■ **Written request**
Will you transcribe all the entries word for word, skipping the pictures they hold?

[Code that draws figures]
BEGIN

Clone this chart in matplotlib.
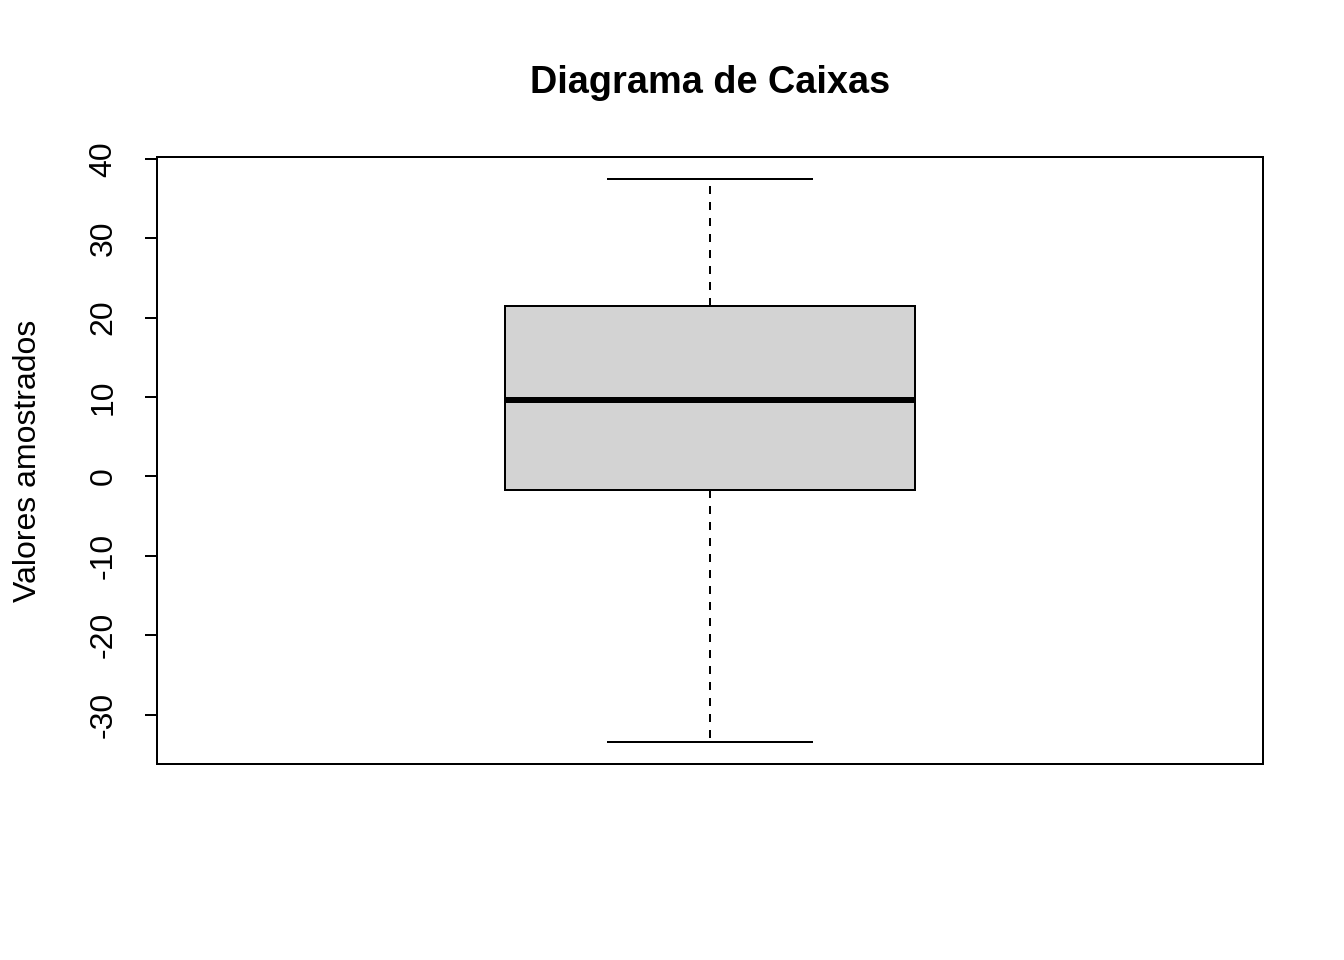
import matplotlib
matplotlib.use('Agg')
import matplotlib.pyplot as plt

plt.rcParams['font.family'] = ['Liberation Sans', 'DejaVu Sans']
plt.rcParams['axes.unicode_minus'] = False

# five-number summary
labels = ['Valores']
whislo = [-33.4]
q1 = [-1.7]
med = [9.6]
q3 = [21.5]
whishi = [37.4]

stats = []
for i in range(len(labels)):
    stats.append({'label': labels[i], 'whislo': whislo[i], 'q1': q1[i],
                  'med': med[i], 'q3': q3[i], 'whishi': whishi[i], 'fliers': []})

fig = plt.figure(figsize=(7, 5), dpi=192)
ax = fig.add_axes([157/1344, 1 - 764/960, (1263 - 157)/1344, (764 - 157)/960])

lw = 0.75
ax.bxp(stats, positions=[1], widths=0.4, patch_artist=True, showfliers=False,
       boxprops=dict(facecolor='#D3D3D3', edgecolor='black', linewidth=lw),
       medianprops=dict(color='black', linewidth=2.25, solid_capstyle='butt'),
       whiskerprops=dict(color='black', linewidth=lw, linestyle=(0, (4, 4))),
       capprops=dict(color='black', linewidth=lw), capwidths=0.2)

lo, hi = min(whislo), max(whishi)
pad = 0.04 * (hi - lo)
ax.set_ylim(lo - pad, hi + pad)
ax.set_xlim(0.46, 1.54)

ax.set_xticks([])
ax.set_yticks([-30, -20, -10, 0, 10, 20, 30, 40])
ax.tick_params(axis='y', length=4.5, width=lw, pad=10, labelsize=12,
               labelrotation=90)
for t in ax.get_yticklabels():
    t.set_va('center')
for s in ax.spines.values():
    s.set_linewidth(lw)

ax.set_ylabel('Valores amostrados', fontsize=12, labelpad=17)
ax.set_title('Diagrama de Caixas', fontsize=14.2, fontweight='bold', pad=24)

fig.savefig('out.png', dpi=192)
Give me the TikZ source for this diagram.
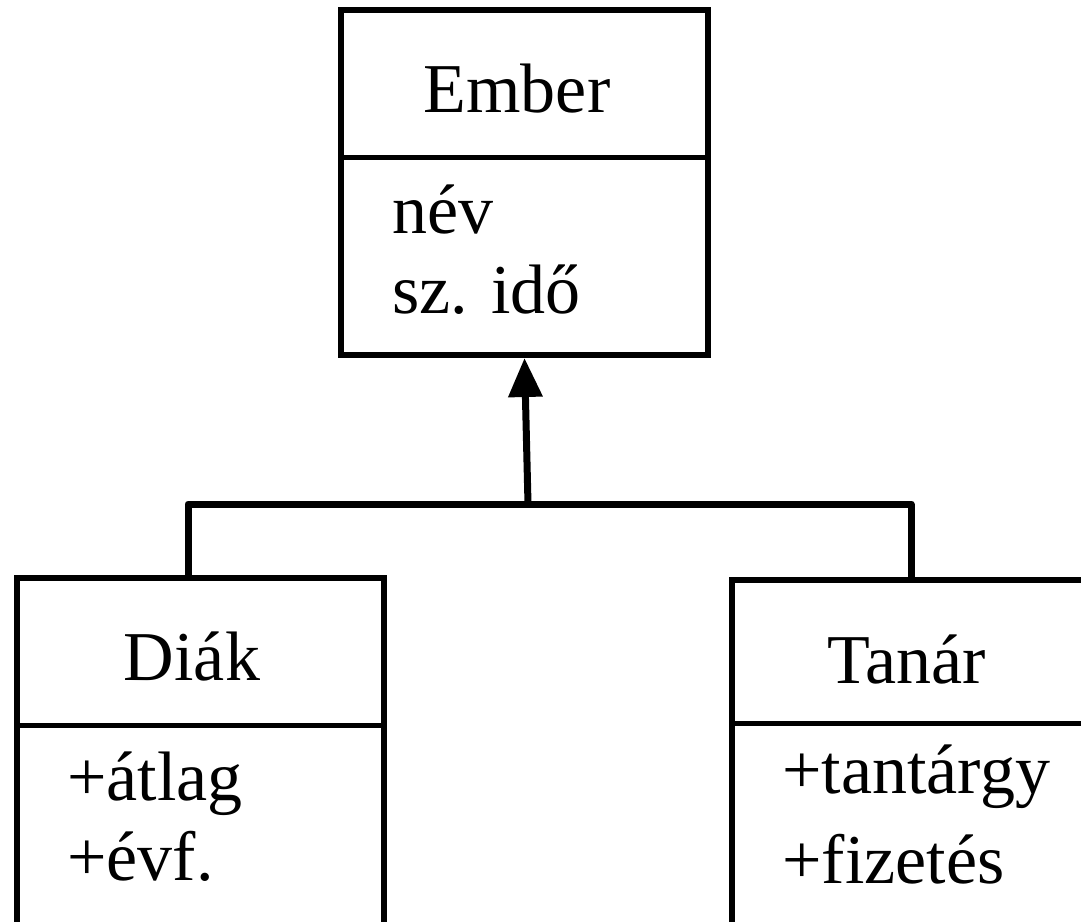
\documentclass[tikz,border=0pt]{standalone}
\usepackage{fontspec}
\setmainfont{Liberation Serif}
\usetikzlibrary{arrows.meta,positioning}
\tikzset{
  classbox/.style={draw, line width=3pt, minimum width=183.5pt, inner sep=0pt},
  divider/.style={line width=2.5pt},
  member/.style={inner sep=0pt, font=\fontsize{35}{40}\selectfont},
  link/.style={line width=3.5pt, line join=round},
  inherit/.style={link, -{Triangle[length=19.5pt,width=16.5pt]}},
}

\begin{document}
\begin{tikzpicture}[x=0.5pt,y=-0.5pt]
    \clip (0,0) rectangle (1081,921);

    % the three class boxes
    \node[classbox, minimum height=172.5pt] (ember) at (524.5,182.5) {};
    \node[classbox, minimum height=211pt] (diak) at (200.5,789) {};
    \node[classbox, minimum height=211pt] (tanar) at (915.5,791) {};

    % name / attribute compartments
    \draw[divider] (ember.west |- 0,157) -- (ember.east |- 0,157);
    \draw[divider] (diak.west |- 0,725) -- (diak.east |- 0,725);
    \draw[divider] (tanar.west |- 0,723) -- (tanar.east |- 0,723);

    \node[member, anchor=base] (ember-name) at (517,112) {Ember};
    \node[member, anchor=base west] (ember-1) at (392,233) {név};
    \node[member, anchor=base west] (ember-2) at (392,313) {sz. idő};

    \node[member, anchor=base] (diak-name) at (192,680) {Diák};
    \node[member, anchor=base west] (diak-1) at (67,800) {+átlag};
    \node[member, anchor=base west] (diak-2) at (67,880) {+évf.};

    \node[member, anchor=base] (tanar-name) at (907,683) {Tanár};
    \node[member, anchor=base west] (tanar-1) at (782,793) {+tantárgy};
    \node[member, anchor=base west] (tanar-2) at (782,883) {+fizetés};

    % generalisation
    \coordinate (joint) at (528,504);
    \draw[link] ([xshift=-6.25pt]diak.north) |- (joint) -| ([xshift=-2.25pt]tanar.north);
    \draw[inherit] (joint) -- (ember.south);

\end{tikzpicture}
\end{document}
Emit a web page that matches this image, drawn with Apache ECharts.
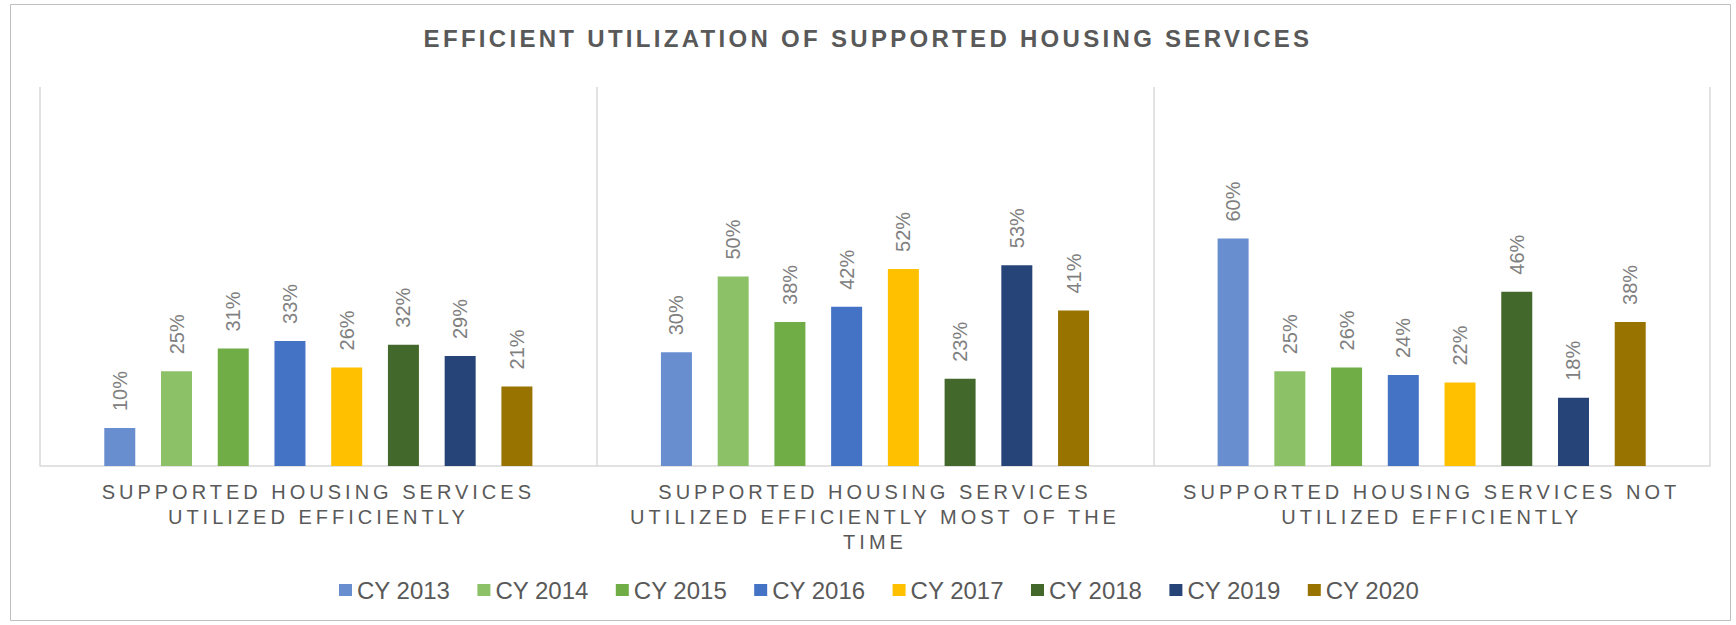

END

■ **Answer to this exercise**
Clone this chart in matplotlib.
import matplotlib
matplotlib.use('Agg')
import matplotlib.pyplot as plt

plt.rcParams['font.family'] = ['Liberation Sans', 'DejaVu Sans']
plt.rcParams['axes.unicode_minus'] = False

# five-number summary
labels = ['Valores']
whislo = [-33.4]
q1 = [-1.7]
med = [9.6]
q3 = [21.5]
whishi = [37.4]

stats = []
for i in range(len(labels)):
    stats.append({'label': labels[i], 'whislo': whislo[i], 'q1': q1[i],
                  'med': med[i], 'q3': q3[i], 'whishi': whishi[i], 'fliers': []})

fig = plt.figure(figsize=(7, 5), dpi=192)
ax = fig.add_axes([157/1344, 1 - 764/960, (1263 - 157)/1344, (764 - 157)/960])

lw = 0.75
ax.bxp(stats, positions=[1], widths=0.4, patch_artist=True, showfliers=False,
       boxprops=dict(facecolor='#D3D3D3', edgecolor='black', linewidth=lw),
       medianprops=dict(color='black', linewidth=2.25, solid_capstyle='butt'),
       whiskerprops=dict(color='black', linewidth=lw, linestyle=(0, (4, 4))),
       capprops=dict(color='black', linewidth=lw), capwidths=0.2)

lo, hi = min(whislo), max(whishi)
pad = 0.04 * (hi - lo)
ax.set_ylim(lo - pad, hi + pad)
ax.set_xlim(0.46, 1.54)

ax.set_xticks([])
ax.set_yticks([-30, -20, -10, 0, 10, 20, 30, 40])
ax.tick_params(axis='y', length=4.5, width=lw, pad=10, labelsize=12,
               labelrotation=90)
for t in ax.get_yticklabels():
    t.set_va('center')
for s in ax.spines.values():
    s.set_linewidth(lw)

ax.set_ylabel('Valores amostrados', fontsize=12, labelpad=17)
ax.set_title('Diagrama de Caixas', fontsize=14.2, fontweight='bold', pad=24)

fig.savefig('out.png', dpi=192)
Give me the TikZ source for this diagram.
\documentclass[tikz,border=0pt]{standalone}
\usepackage{fontspec}
\setmainfont{Liberation Serif}
\usetikzlibrary{arrows.meta,positioning}
\tikzset{
  classbox/.style={draw, line width=3pt, minimum width=183.5pt, inner sep=0pt},
  divider/.style={line width=2.5pt},
  member/.style={inner sep=0pt, font=\fontsize{35}{40}\selectfont},
  link/.style={line width=3.5pt, line join=round},
  inherit/.style={link, -{Triangle[length=19.5pt,width=16.5pt]}},
}

\begin{document}
\begin{tikzpicture}[x=0.5pt,y=-0.5pt]
    \clip (0,0) rectangle (1081,921);

    % the three class boxes
    \node[classbox, minimum height=172.5pt] (ember) at (524.5,182.5) {};
    \node[classbox, minimum height=211pt] (diak) at (200.5,789) {};
    \node[classbox, minimum height=211pt] (tanar) at (915.5,791) {};

    % name / attribute compartments
    \draw[divider] (ember.west |- 0,157) -- (ember.east |- 0,157);
    \draw[divider] (diak.west |- 0,725) -- (diak.east |- 0,725);
    \draw[divider] (tanar.west |- 0,723) -- (tanar.east |- 0,723);

    \node[member, anchor=base] (ember-name) at (517,112) {Ember};
    \node[member, anchor=base west] (ember-1) at (392,233) {név};
    \node[member, anchor=base west] (ember-2) at (392,313) {sz. idő};

    \node[member, anchor=base] (diak-name) at (192,680) {Diák};
    \node[member, anchor=base west] (diak-1) at (67,800) {+átlag};
    \node[member, anchor=base west] (diak-2) at (67,880) {+évf.};

    \node[member, anchor=base] (tanar-name) at (907,683) {Tanár};
    \node[member, anchor=base west] (tanar-1) at (782,793) {+tantárgy};
    \node[member, anchor=base west] (tanar-2) at (782,883) {+fizetés};

    % generalisation
    \coordinate (joint) at (528,504);
    \draw[link] ([xshift=-6.25pt]diak.north) |- (joint) -| ([xshift=-2.25pt]tanar.north);
    \draw[inherit] (joint) -- (ember.south);

\end{tikzpicture}
\end{document}
Emit a web page that matches this image, drawn with Apache ECharts.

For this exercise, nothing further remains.